Irren ist menschlich – und strafrechtlich hilfreich.

Ein kleiner Fall aus der Praxis: Die Tochter heiratet, der Vater denkt ob der Kosten der Hochzeit an die eigene steuerliche Veranlagung und setzt nicht die Tochter, sondern die Kosten der Feierlichkeit vollumfänglich als Betriebsausgabe an. Zur Begründung gibt er an, dass auf der Veranstaltung überwiegend Geschäftskunden zugegen waren. Von seinem Steuerberater wurde er vor Abgabe der Steuererklärung dahingehend beraten, dass es ausreichend sei, wenn ein Großteil der Hochzeitsgäste Geschäftskontakte darstellen würden, um die gesamten Kosten der Feierlichkeit als Betriebsausgabe steuerlich in Ansatz zu bringen.

Steuerstrafverfahren eingeleitet

Umso überraschter ist der Brautvater später, als ihm im Rahmen einer steuerlichen Außenprüfung von der Betriebsprüfung eröffnet wird, dass der Betriebsausgabenabzug unzulässig sei und gegen ihn ein Steuerstrafverfahren eingeleitet wird. Steuerstrafrechtlich stellen sich hier sofort zwei Fragen: Zum einen, ob und in welchem Umfang der Betriebsausgabenabzug gerechtfertigt war und inwieweit nicht, und zum anderen, ob dem Vater der zuvor eingeholte steuerliche Rat in strafrechtlicher Hinsicht hilft, um weitergehende steuerstrafrechtliche Konsequenzen zu vermeiden.

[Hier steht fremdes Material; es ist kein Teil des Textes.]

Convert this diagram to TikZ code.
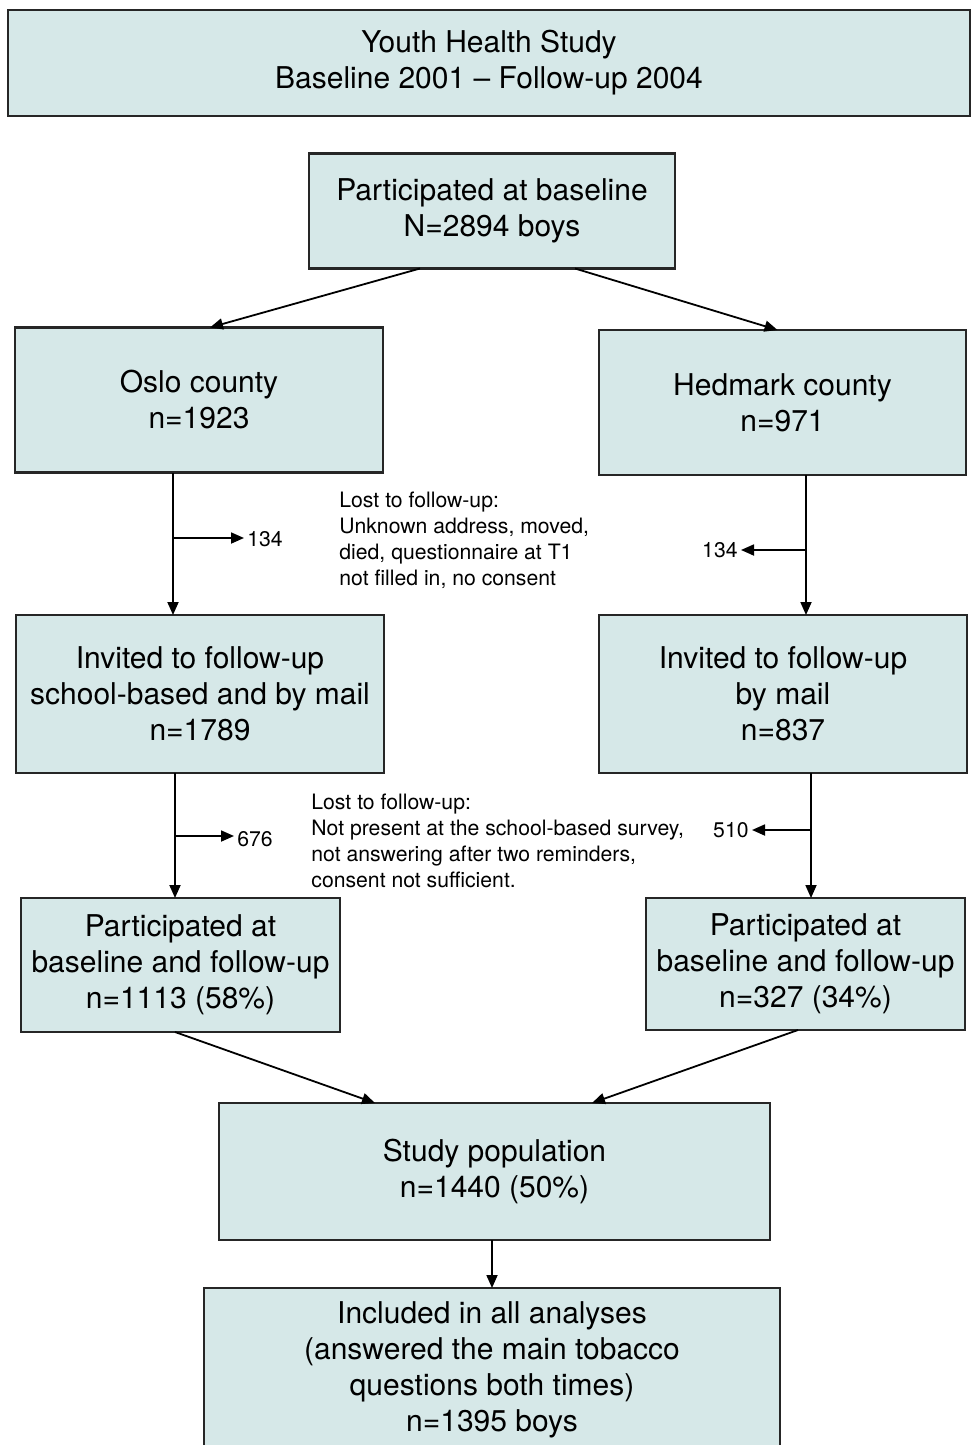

Die Frage der strafmildernden oder gar strafvermeidenden Berücksichtigung steuerlicher Vorberatung im Steuerstrafverfahren ist dabei gar nicht so einfach zu beantworten, denn, Sie ahnen es bereits: Es kommt darauf an.

Tatbestandsirrtum

Soweit der Vater hier tatsächlich nachweisen kann, eine entsprechende steuerliche Beratung in Richtung vollumfänglichen Betriebsausgabenabzugs der Hochzeitskosten erhalten zu haben, hat er Glück: Er kann sich auf einen Tatbestandsirrtum im Sinne von § 16 StGB berufen. Dies hängt jedoch im Wesentlichen davon ab, wie klar der erhaltene steuerliche Rat war. Jede Art von „sprachlichem Weichzeichnen“ („könnte ggf.“, „unter bestimmten Voraussetzungen“) kann sich in diesem Zusammenhang nachteilig auswirken. Daher die Empfehlung, steuerliche Beratung schriftlich zu dokumentieren – nicht nur für den Berater, der seine Haftungsrisiken minimieren will, sondern hier in erster Linie für den Steuerpflichtigen – , denn es soll auch schon vorgekommen sein, dass Steuerfahndung und Staatsanwaltschaft eine Strafbarkeit sehen, wo tatsächlich keine ist. Liegt ein Tatbestandsirrtum vor,  führt dieser zum Vorsatzausschluss und damit zur Straflosigkeit des Verhaltens des Vaters.

Nicht hilfreich gewesen wäre in unserem Beispielsfall, wenn die steuerliche Beratung durch den französischen Haus-und-Hof-Steuerberater des Vaters erfolgt wäre, denn wie der Bundesgerichtshof (zutreffend) in Zusammenhang mit einer dem Baulöwen Schneider gewährten Fluchthilfe entschieden hat, macht sich wegen Strafvereitelung schuldig, wem von einem Schweizer Rechtsanwalt erklärt wurde, dass Fluchthilfe in Deutschland nicht strafbar sei. Steuerliche Vorberatung ist deshalb strafrechtlich wertlos, wenn sie nicht durch einen in dem Land, in dem der Sachverhalt der Besteuerung unterliegt, zugelassenen, ausgewiesenen Spezialisten erfolgt. Bei grenzüberschreitenden steuerlichen Sachverhalten ist daher sicherzustellen, dass nachweislich durch in den jeweiligen Jurisdiktionen zugelassene Spezialisten beraten worden ist und dies zugleich aus der Dokumentation der steuerlichen Beratung eindeutig hervorgeht.